Search the data for the word "this" and copy every line where it occurs.
[START]
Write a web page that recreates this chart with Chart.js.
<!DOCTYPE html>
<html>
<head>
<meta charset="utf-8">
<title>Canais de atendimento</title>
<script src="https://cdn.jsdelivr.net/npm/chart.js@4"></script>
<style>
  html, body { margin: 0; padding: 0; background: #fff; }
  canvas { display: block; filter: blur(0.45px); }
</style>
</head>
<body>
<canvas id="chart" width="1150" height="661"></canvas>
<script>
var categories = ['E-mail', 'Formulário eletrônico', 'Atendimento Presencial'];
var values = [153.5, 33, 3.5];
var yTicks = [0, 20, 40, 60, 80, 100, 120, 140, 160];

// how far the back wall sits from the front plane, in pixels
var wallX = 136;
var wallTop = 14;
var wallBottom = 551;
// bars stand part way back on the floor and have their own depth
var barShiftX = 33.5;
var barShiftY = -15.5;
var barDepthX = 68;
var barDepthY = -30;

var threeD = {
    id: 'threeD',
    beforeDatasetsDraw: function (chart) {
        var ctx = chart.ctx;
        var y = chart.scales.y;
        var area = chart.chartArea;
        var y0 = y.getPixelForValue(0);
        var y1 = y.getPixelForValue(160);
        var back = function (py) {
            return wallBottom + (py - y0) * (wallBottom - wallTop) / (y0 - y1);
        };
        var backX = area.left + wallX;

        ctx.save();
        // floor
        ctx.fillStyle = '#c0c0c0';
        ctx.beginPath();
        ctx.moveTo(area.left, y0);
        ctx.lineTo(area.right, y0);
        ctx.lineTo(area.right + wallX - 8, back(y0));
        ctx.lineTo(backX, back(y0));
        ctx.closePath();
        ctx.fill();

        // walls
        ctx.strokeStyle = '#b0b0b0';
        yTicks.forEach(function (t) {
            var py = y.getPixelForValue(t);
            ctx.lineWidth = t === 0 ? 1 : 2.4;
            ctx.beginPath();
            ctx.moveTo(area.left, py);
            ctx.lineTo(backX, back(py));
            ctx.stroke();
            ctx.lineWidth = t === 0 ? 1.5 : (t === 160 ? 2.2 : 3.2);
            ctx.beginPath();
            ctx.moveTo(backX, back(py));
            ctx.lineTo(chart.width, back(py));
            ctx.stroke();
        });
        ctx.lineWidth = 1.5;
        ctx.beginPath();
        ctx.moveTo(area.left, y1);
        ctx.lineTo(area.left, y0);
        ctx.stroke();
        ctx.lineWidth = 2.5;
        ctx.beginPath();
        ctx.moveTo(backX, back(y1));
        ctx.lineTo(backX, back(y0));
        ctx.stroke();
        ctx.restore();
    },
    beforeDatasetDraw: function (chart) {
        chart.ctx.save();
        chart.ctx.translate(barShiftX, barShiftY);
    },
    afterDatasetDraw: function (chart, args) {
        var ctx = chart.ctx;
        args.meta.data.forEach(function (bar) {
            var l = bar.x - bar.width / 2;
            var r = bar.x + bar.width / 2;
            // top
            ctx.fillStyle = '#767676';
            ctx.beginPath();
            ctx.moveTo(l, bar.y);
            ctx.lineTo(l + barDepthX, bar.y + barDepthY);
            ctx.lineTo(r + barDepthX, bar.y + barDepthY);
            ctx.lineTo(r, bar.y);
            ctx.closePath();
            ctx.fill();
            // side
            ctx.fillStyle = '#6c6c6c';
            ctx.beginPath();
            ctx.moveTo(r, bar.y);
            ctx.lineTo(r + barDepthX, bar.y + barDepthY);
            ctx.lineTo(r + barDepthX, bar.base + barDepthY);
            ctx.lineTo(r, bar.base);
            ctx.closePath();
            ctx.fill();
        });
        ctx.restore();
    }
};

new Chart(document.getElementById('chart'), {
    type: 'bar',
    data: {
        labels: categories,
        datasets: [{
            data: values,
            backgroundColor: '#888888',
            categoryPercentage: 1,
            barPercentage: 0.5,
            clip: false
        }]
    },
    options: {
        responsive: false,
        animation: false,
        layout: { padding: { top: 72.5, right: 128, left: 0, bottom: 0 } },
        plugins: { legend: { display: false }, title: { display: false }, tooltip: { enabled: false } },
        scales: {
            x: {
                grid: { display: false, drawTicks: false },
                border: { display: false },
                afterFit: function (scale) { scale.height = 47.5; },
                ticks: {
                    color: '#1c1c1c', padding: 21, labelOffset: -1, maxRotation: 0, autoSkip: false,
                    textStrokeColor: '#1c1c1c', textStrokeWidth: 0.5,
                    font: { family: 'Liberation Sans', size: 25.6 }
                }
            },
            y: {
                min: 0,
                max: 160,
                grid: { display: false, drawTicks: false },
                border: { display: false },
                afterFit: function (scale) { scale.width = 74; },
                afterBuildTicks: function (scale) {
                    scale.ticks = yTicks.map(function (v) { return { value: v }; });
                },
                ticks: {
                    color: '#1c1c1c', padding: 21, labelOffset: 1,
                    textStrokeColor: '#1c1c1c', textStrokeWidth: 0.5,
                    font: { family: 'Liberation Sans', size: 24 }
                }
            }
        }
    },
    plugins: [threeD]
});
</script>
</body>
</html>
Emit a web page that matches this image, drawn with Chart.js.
[END]
* Worked solution:
Write a web page that recreates this chart with Chart.js.
Emit a web page that matches this image, drawn with Chart.js.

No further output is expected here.